TL;DR: Letters from Venezuela is an exclusive CoinSpice series, an inside look from a reporter on the ground, documenting the South American nation’s last stand among sanctions, political unrest, international condemnation and concern, economic collapse, and the specter of cryptocurrency possibly demonstrating its main use case. In this installment, Bittrex, a US-based cryptocurrency exchange, announced they will not continue to service Venezuelan users. Though the exchange did not explain the reasons behind the sudden move, observers believe it is likely the result of Trump administration sanctions.
Bittrex Suspends Services for Venezuelans
Cryptocurrencies are powerful tools to exert economic freedom. Being permissionless, pseudonymous and censorship-resistant, there are a myriad of uses for them in countries with failed fiat currencies. But, regrettably, centralized exchanges often fall short of these ideas, and must operate in accordance with a myriad of international laws. Bittrex, a US-based exchange located in Seattle, recently informed its Venezuelan customers the exchange will be suspending their trading services to citizens, closing all their accounts.

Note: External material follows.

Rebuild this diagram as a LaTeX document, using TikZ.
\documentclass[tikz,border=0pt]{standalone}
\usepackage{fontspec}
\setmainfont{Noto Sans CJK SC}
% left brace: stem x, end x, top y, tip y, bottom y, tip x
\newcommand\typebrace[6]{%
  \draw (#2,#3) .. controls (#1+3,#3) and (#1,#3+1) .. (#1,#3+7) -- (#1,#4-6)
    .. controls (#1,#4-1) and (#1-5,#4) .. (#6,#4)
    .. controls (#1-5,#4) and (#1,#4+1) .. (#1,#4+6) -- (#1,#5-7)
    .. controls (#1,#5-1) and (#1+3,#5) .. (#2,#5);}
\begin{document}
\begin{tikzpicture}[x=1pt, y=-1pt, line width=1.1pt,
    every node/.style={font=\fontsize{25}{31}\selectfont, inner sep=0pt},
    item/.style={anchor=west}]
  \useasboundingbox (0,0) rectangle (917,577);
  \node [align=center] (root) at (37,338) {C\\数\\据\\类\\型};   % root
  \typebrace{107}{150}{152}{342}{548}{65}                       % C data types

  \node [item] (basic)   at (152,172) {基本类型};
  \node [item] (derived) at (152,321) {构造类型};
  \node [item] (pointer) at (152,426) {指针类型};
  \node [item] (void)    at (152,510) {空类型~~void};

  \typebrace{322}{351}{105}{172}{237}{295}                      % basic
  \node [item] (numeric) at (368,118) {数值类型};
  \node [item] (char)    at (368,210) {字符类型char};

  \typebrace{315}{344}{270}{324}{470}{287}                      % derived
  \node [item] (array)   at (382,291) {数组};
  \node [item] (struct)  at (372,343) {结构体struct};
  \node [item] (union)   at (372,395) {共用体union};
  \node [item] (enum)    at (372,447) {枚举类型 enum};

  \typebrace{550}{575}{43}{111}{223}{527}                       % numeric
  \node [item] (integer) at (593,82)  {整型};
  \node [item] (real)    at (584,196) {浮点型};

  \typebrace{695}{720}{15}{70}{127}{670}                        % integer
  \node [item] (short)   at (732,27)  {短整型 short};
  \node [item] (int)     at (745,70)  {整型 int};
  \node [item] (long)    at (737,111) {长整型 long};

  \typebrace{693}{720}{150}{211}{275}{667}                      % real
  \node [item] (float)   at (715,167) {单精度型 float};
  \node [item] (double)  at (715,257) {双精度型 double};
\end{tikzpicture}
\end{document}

In an email, the exchange explained, “Bittrex International will be ceasing operations for your country of residence,” without citing specific reasons, informing users of the Latin American nation they have until October 29, 2019 to withdraw funds. And while there wasn’t a detailed explanation, it’s clear US-based companies are starting to apply the sanctions described in an Executive Order from President Donald Trump signed last month.

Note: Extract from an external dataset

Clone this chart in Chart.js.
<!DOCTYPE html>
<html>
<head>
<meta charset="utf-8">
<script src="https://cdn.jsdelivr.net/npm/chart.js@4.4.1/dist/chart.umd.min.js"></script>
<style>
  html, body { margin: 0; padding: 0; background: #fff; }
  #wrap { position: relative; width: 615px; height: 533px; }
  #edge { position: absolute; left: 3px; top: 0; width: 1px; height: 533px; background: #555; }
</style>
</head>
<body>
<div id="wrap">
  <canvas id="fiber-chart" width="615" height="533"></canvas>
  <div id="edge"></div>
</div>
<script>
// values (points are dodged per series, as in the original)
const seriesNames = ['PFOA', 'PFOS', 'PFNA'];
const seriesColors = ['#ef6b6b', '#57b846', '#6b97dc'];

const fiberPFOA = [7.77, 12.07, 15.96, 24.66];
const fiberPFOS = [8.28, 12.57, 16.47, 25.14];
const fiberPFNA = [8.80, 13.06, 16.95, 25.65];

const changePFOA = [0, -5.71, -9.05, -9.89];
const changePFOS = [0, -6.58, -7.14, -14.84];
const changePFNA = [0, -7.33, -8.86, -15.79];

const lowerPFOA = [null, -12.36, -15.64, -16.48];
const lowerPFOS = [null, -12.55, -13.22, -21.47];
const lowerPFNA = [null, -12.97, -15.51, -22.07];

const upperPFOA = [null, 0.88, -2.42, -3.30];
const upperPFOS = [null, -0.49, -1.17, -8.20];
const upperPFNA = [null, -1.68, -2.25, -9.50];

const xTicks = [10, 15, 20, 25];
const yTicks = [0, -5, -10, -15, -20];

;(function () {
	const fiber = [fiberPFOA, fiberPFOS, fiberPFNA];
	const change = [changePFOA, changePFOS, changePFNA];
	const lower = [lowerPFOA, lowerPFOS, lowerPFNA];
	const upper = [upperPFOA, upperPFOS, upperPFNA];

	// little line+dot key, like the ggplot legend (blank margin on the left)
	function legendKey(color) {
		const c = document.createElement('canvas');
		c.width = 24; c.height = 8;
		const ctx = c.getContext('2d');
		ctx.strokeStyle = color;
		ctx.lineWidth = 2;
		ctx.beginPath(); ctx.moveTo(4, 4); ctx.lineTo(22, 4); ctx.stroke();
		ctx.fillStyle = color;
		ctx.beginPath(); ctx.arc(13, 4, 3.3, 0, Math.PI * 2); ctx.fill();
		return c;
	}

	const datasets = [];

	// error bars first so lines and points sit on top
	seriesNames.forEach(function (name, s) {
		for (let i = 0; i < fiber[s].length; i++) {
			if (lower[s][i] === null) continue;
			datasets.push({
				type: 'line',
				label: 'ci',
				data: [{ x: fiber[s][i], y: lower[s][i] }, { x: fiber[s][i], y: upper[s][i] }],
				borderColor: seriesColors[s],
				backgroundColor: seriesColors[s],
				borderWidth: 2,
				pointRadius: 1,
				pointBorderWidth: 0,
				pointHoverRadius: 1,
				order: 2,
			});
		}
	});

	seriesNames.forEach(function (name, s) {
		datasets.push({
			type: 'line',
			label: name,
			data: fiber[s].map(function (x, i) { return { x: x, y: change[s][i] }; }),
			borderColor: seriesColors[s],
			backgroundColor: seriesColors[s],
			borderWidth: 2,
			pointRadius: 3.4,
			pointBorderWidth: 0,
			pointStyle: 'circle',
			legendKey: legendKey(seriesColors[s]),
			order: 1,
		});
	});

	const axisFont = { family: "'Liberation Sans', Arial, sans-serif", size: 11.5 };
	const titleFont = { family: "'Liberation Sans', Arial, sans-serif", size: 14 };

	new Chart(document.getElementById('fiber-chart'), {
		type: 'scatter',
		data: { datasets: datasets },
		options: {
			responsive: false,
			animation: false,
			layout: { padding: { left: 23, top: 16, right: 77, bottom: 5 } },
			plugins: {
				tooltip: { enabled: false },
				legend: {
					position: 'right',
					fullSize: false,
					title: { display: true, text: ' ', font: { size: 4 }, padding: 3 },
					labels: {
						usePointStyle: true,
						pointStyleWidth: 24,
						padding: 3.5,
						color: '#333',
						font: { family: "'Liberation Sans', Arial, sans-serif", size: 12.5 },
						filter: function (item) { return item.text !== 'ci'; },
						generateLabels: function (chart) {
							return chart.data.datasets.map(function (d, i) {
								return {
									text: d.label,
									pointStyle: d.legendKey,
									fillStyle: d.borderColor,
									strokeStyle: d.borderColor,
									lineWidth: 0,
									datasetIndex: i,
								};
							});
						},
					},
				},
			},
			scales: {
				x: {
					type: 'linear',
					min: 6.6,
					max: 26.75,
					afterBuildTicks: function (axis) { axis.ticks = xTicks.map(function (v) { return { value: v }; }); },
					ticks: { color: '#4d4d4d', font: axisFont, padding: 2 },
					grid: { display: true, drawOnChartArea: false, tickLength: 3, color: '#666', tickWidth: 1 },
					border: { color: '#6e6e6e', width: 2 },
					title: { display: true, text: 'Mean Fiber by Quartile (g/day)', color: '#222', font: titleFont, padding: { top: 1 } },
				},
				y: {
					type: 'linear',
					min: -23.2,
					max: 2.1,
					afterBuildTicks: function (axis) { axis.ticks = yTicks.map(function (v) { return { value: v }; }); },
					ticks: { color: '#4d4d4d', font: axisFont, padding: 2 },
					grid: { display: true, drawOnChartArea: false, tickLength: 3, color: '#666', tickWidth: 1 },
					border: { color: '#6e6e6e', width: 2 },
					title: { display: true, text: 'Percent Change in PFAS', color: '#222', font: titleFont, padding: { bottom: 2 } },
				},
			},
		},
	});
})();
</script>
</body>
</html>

It prohibits all US companies from conducting business with the government of Venezuela. And despite sanctions supposedly aimed at government officials and related agencies, such sanctions seem to inevitably bleed into regular, everyday business dealings. It’s not unusual for international businesses to err on the side of caution, ceasing operations in forbidden countries altogether just to be safe. That’s at least the case here.
Executive Order 13884
Shortly before, in fact, software giant Adobe suspended its services to Venezuelan customers as well. Adobe was, however, more forthcoming than Bittrex, and did point to the Executive Order 13884, explaining the company’s decision was a direct result. Similar actions were taken by crypto-investment platform and popular wallet Uphold. It too is closing accounts of Venezuelan citizens. Uphold CEO Juan Pablo Thieriot appeared to not want to blame US sanctions, noting there was not a “one size fits all reason.”

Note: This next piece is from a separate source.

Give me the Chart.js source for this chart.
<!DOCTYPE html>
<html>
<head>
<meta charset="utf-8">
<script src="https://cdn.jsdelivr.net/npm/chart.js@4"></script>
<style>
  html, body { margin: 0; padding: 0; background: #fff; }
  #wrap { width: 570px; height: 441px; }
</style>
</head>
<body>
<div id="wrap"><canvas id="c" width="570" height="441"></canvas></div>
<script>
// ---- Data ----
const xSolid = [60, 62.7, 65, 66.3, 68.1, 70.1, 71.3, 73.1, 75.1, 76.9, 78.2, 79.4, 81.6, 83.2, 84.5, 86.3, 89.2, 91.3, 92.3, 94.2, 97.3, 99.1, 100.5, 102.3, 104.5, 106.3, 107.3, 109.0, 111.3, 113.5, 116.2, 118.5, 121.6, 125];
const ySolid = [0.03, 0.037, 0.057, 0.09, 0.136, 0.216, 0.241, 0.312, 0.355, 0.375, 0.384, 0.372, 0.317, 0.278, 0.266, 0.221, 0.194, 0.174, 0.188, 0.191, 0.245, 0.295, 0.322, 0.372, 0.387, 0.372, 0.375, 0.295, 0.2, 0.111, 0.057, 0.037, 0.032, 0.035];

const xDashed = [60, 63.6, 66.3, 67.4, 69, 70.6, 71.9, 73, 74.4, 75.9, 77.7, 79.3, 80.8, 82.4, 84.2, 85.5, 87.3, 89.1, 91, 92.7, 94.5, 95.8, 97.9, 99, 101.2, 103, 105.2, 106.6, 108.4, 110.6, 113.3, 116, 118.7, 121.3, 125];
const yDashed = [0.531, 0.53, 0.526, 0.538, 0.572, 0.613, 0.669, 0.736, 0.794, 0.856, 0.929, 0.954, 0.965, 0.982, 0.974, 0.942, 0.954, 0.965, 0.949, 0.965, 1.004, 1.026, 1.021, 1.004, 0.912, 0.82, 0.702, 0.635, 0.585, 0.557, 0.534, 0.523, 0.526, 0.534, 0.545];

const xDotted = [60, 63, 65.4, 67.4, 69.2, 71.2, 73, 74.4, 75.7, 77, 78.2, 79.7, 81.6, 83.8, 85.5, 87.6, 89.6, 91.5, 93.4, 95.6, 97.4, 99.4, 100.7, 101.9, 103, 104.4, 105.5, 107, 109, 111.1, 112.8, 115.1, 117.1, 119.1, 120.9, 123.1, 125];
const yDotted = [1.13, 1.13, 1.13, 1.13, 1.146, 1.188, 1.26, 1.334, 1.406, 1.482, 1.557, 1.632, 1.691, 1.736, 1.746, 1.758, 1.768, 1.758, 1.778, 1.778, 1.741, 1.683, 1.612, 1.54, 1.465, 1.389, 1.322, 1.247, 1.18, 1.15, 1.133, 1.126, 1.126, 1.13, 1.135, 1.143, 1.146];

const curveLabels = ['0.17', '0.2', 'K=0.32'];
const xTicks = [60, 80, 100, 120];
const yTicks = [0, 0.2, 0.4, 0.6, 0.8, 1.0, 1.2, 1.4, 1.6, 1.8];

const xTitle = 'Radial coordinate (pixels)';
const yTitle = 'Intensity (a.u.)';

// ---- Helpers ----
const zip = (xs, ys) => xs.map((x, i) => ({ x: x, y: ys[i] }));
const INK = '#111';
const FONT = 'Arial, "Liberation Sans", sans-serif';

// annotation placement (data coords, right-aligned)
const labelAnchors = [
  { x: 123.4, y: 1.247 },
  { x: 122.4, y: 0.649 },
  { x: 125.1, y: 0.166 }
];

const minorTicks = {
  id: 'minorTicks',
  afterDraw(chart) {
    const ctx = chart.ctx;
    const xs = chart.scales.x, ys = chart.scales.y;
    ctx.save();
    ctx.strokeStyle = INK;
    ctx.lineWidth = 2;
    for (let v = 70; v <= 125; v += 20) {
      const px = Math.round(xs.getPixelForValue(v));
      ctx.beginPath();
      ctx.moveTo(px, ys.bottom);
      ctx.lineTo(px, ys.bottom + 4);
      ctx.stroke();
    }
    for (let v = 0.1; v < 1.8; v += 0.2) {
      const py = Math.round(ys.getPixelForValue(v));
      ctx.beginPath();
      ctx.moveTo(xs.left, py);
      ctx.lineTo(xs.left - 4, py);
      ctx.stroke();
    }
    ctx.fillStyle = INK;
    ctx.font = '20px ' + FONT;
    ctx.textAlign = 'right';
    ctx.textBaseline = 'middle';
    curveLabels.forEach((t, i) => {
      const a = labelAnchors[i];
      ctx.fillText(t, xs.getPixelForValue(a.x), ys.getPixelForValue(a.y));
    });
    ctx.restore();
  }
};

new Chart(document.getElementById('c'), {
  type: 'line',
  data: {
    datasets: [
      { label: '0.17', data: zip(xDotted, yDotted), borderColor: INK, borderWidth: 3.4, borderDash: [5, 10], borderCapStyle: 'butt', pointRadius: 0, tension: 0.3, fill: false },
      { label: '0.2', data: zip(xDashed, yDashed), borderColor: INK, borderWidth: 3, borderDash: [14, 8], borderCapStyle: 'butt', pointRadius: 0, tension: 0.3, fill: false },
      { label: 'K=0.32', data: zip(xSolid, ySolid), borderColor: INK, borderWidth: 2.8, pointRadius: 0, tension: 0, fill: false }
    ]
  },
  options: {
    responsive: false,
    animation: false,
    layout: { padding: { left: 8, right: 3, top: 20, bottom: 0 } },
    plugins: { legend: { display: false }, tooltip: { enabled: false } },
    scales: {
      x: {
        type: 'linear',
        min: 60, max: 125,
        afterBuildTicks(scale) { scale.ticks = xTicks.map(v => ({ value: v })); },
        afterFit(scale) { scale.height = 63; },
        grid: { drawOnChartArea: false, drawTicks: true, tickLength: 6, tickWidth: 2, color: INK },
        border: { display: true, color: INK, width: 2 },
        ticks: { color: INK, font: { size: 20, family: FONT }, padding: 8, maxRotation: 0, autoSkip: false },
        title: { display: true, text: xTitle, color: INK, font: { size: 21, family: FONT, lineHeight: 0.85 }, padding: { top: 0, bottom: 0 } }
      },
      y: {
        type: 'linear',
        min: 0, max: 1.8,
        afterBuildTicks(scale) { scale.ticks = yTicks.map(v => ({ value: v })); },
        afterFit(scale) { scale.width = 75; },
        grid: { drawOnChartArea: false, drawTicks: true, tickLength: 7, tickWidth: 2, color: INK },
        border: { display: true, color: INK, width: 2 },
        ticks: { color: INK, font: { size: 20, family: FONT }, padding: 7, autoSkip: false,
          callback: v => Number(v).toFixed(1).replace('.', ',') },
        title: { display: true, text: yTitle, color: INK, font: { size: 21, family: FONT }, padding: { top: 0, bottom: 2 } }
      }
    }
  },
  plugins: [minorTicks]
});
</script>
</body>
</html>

The logical question for Venezuelans immersed in this world would be how to sidestep sanctions that will inevitably keep happening. Centralized exchanges like Bittrex are, clearly, not a good place to safeguard funds even in countries without formal economic sanctions. Not your keys, not your crypto, the saying goes. Housing crypto offline, however, is impractical for traders and those in need of liquidity fast to take advantage of price fluctuations.
Decentralized exchanges could be a solution, but they are only in the nascent stage of development, and few are geared toward Latin American markets, and all seem terrified of Venezuela. Most decentralized exchanges do not offer the most popular assets to trade, and they often offer poor liquidity. More promising iterations, such as the new Binance DEX, are already geoblocking Venezuelans by default.